Visa and Mastercard are making a lot of noise for initiatives that adapt their existing technology for faster payments in the U.S., but the alternative payment provider Dwolla is moving just as aggressively.

Since speed is a given in any faster payments project, Dwolla is talking up features such as a merchant dashboard that displays transaction data in charts and graphs as a way to make its own offering more palatable.

In that regard, Dwolla may ultimately prove to be a step ahead of some of the larger networks as the faster payments landscape in the U.S. develops over the next year or two, said Tim Sloane, director of emerging technologies advisory services for Boston-based Mercator Advisory Group.

"Visa and Mastercard are trying to ride on top of the faster payments bandwagon, but if you look back at the evolution of Nacha and the ACH system, there are many different category codes and transaction types," Sloane said.

Many business use cases call for more details through different fields incorporated into a transaction so the "two ends of a payment not only do a faster payment, but they can coordinate the business process on both sides of that transaction," Sloane said.
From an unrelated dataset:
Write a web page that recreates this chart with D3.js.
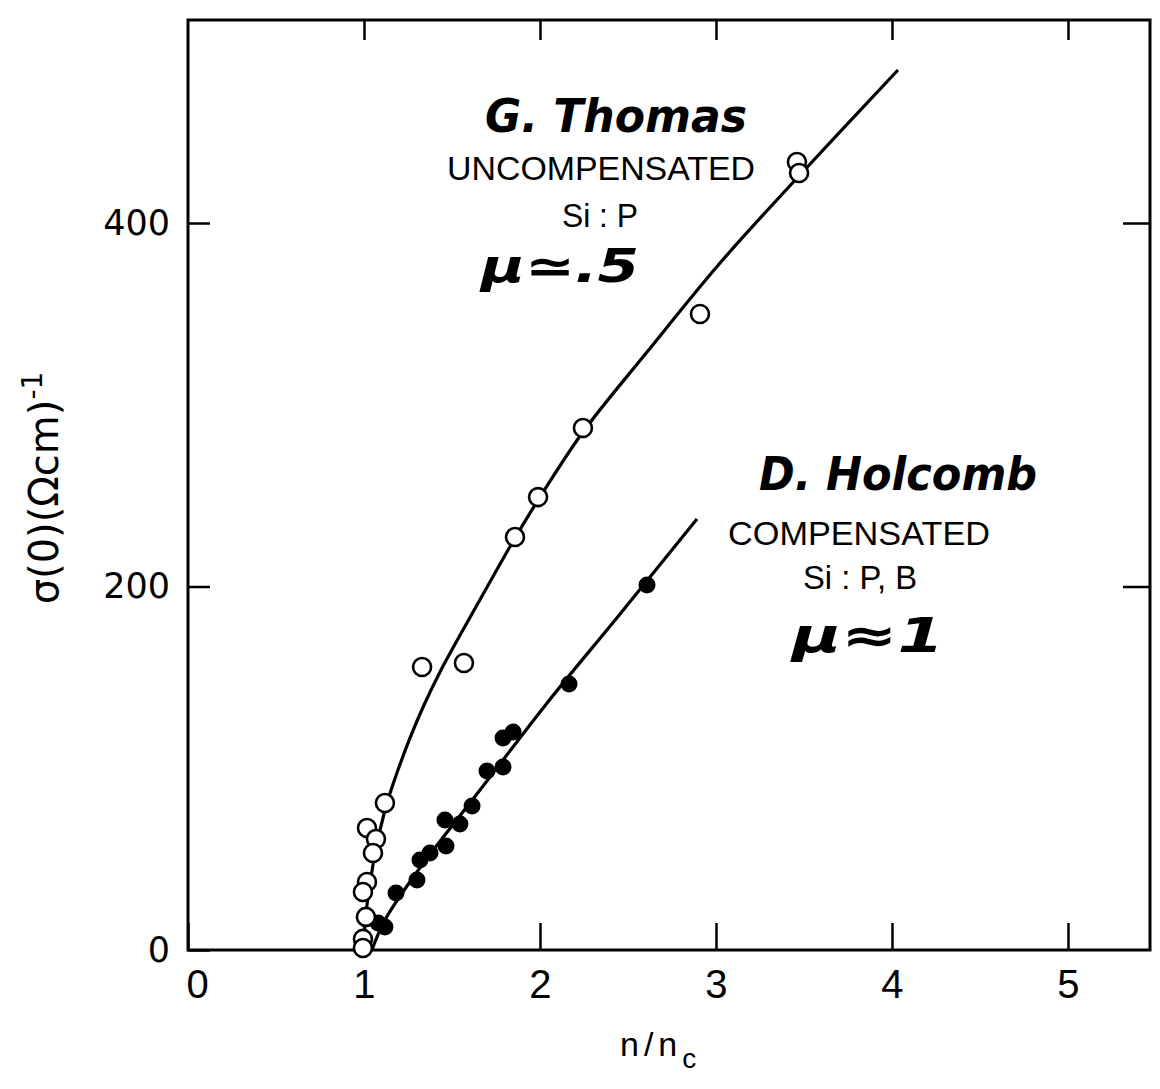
<!DOCTYPE html>
<html>
<head>
<meta charset="utf-8">
<script src="https://cdn.jsdelivr.net/npm/d3@7/dist/d3.min.js"></script>
<style>
  html, body { margin: 0; padding: 0; background: #fff; }
  svg { display: block; }
</style>
</head>
<body>
<svg id="chart" width="1160" height="1089"></svg>
<script>
// ---- data ----
const X_TICKS = [0, 1, 2, 3, 4, 5];
const Y_TICKS = [0, 200, 400];

// G. Thomas, uncompensated Si:P (open circles)
const thomasN     = [3.460, 3.472, 2.909, 2.244, 1.989, 1.858, 1.568, 1.330, 1.119, 1.017, 1.068, 1.051, 1.017, 0.994, 1.011, 0.994, 0.994];
const thomasSigma = [433.6, 427.5, 349.9, 287.2, 249.2, 227.2, 157.9, 155.7, 80.9, 67.1, 61.1, 53.4, 37.4, 31.9, 18.2, 6.1, 1.1];

// D. Holcomb, compensated Si:P,B (filled circles)
const holcombN     = [2.608, 2.165, 1.847, 1.790, 1.790, 1.699, 1.614, 1.545, 1.460, 1.466, 1.375, 1.318, 1.301, 1.182, 1.119, 1.080];
const holcombSigma = [200.8, 146.3, 119.9, 116.6, 100.7, 98.5, 79.2, 69.3, 71.5, 57.2, 53.4, 49.5, 38.5, 31.4, 12.7, 14.9];

// drawn fit curves
const thomasCurveN     = [0.994, 1.017, 1.051, 1.091, 1.136, 1.193, 1.261, 1.341, 1.432, 1.642, 1.858, 2.000, 2.244, 2.608, 3.023, 3.466, 4.034];
const thomasCurveSigma = [0, 24.8, 46.8, 66.0, 82.5, 99.0, 116.6, 134.8, 153.0, 189.8, 226.7, 249.2, 285.0, 329.0, 378.0, 425.3, 484.2];
const holcombCurveN     = [1.045, 1.119, 1.301, 1.659, 2.045, 2.455, 2.892];
const holcombCurveSigma = [0, 16.5, 42.9, 88.0, 136.5, 184.9, 237.1];

// ---- chart ----
const svg = d3.select("#chart");
const x = d3.scaleLinear().domain([0, 5.466]).range([188, 1150]);
const y = d3.scaleLinear().domain([0, 511.7]).range([950, 20]);

const INK = "#000";

// axes (ticks inward)
const gB = svg.append("g").attr("transform", `translate(0,${y(0)})`)
  .call(d3.axisBottom(x).tickValues(X_TICKS).tickSizeInner(-27).tickSizeOuter(0).tickPadding(20).tickFormat(d3.format("d")));
const gL = svg.append("g").attr("transform", `translate(${x(0)},0)`)
  .call(d3.axisLeft(y).tickValues(Y_TICKS).tickSizeInner(-22).tickSizeOuter(0).tickPadding(18).tickFormat(d3.format("d")));
const gT = svg.append("g").attr("transform", `translate(0,${y.range()[1]})`)
  .call(d3.axisTop(x).tickValues(X_TICKS.slice(1)).tickSizeInner(-20).tickSizeOuter(0).tickFormat(""));
const gR = svg.append("g").attr("transform", `translate(${x.range()[1]},0)`)
  .call(d3.axisRight(y).tickValues(Y_TICKS.slice(1)).tickSizeInner(-27).tickSizeOuter(0).tickFormat(""));

[gB, gL, gT, gR].forEach(g => {
  g.select(".domain").remove();
  g.selectAll(".tick line").attr("stroke", INK).attr("stroke-width", 2.5);
});
gB.selectAll(".tick text")
  .attr("font-family", "'Liberation Sans Narrow', 'Liberation Sans', Arial, sans-serif")
  .attr("font-size", 40).attr("fill", INK)
  .attr("dx", d => d === 0 ? 9 : 0);
gL.selectAll(".tick text")
  .attr("font-family", "'DejaVu Sans', sans-serif")
  .attr("font-size", 35).attr("fill", INK);

// frame
svg.append("rect")
  .attr("x", x(0)).attr("y", y.range()[1])
  .attr("width", x.range()[1] - x(0)).attr("height", y(0) - y.range()[1])
  .attr("fill", "none").attr("stroke", INK).attr("stroke-width", 3);

// curves
const line = d3.line().x(d => x(d[0])).y(d => y(d[1])).curve(d3.curveCatmullRom.alpha(0.5));
svg.append("path").datum(d3.zip(thomasCurveN, thomasCurveSigma))
  .attr("d", line).attr("fill", "none").attr("stroke", INK).attr("stroke-width", 3.2);
svg.append("path").datum(d3.zip(holcombCurveN, holcombCurveSigma))
  .attr("d", line).attr("fill", "none").attr("stroke", INK).attr("stroke-width", 3.2);

// points
svg.append("g").selectAll("circle").data(d3.zip(holcombN, holcombSigma)).join("circle")
  .attr("cx", d => x(d[0])).attr("cy", d => y(d[1])).attr("r", 8.5).attr("fill", INK);
svg.append("g").selectAll("circle").data(d3.zip(thomasN, thomasSigma)).join("circle")
  .attr("cx", d => x(d[0])).attr("cy", d => y(d[1])).attr("r", 9)
  .attr("fill", "#fff").attr("stroke", INK).attr("stroke-width", 2.6);

// annotations
const sans = "'Liberation Sans', Arial, Helvetica, sans-serif";
const hand = "'DejaVu Sans', sans-serif";
function txt(s, cx, by, size, fam, opts = {}) {
  const t = svg.append("text").attr("x", cx).attr("y", by)
    .attr("text-anchor", opts.anchor || "middle")
    .attr("font-family", fam).attr("font-size", size).attr("fill", INK)
    .text(s);
  if (opts.bold) t.attr("font-weight", "bold");
  if (opts.italic) t.attr("font-style", "italic");
  if (opts.len) t.attr("textLength", opts.len).attr("lengthAdjust", "spacingAndGlyphs");
  return t;
}
txt("G. Thomas", 616, 132, 46, hand, {bold: true, italic: true, len: 262});
txt("UNCOMPENSATED", 601, 180, 33, sans, {len: 308});
txt("Si : P", 600, 227, 33, sans, {len: 76});
txt("μ≃.5", 560, 282, 46, hand, {bold: true, italic: true, len: 158});

txt("D. Holcomb", 898, 490, 46, hand, {bold: true, italic: true, len: 278});
txt("COMPENSATED", 859, 545, 33, sans, {len: 262});
txt("Si : P, B", 860, 589, 33, sans, {len: 114});
txt("μ≈1", 868, 652, 48, hand, {bold: true, italic: true, len: 152});

// axis titles
const yl = svg.append("text")
  .attr("transform", `translate(58,488) rotate(-90)`)
  .attr("text-anchor", "middle")
  .attr("font-family", "'DejaVu Sans', sans-serif").attr("font-size", 40).attr("fill", INK);
yl.append("tspan").text("σ(0)(Ωcm)");
yl.append("tspan").attr("font-size", 28).attr("dy", -16).text("-1");

const xl = svg.append("text").attr("x", 620).attr("y", 1056)
  .attr("font-family", sans).attr("font-size", 34).attr("fill", INK).attr("letter-spacing", 5);
xl.append("tspan").text("n/n");
xl.append("tspan").attr("font-size", 28).attr("dy", 12).text("c");
</script>
</body>
</html>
Dwolla is emphasizing communication over the transaction, Sloane explained.

"Information that breaks out sub-accounts on orders or payments solves the problem of connecting a payment with a purchase order," Sloane said. "A business has to know what a payment is for, otherwise a customer would have to send a payment for each individual purchase order, which can be ridiculous."
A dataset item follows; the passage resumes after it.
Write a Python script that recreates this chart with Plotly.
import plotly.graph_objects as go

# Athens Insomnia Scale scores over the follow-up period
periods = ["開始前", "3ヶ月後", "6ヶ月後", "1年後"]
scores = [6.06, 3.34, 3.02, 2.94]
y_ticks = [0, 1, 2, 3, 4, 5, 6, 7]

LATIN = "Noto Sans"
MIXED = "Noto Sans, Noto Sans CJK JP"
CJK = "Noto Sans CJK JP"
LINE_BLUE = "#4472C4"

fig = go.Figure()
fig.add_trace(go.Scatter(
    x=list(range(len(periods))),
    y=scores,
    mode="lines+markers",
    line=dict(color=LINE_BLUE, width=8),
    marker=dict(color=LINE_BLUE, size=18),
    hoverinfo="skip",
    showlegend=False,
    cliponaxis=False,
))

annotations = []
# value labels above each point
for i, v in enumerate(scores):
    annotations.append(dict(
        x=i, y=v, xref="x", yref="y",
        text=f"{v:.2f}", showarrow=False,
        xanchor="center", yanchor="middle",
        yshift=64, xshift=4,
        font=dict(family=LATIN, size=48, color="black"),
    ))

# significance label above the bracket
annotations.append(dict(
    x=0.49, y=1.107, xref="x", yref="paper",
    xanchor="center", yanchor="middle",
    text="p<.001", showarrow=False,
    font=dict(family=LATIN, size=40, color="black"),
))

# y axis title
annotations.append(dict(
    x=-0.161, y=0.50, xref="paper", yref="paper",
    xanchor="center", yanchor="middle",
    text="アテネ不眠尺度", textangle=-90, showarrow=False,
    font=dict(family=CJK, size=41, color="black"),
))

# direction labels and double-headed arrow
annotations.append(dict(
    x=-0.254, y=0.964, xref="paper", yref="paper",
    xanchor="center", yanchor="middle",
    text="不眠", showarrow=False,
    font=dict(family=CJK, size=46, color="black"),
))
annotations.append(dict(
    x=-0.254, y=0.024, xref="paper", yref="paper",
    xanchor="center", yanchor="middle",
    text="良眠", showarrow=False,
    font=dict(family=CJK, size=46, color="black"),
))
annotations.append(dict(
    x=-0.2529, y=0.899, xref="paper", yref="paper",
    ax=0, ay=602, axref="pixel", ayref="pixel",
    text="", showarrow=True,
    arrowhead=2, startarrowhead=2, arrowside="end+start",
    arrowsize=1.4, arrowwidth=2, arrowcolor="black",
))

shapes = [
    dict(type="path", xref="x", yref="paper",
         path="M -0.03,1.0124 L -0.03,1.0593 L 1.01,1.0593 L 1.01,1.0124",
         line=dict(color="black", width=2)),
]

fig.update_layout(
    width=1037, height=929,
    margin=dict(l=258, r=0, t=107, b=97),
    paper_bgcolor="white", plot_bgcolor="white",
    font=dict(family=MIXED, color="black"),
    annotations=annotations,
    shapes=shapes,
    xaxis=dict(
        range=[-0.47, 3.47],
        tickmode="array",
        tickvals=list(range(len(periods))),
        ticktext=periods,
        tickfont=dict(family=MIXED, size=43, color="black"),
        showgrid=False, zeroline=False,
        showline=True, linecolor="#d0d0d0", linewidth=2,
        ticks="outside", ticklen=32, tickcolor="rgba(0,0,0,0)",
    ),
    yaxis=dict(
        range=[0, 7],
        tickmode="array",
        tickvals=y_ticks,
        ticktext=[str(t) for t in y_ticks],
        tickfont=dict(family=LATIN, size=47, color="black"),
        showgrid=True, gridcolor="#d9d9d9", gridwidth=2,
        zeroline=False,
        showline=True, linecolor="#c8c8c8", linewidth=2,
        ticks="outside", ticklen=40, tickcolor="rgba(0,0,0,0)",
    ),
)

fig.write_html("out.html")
The new interface is part of Dwolla's White Label API, which was designed to complement its FiSync protocol as a faster payment alternative to same-day Automated Clearing House transfers.

Earlier this week, Visa and Mastercard revealed they would power debit payments for Early Warning's clearXchange faster payments system. In Visa's case, the company is adapting technology it has used for the past 15 years in other regions.

Dwolla, which has had a seat at the Federal Reserve faster payments discussions for nearly three years, is looking at market needs in scenarios where merchants would want faster payments.

"With this, it is an interface for customer service, and a different way to interact with customers in a timely and efficient manner," said Dwolla spokesman Jordan Lampe.

This particular interface also eliminates the need for white label clients to build, maintain and scale their own dashboard, Lampe said.

By providing the new dashboard and charts, a business can logically expect to reduce inquiries to customers by 80% because they keep better track of key customer and transaction information and details, Lampe added.

Dwolla developed new sections of the API from feedback it received from 14 of its White Label partners, said James Eliason, Dwolla's project manager and lead on the new dashboard.

The dashboard is built to expand in the future with other functions that customers deem important for their businesses, Eliason added.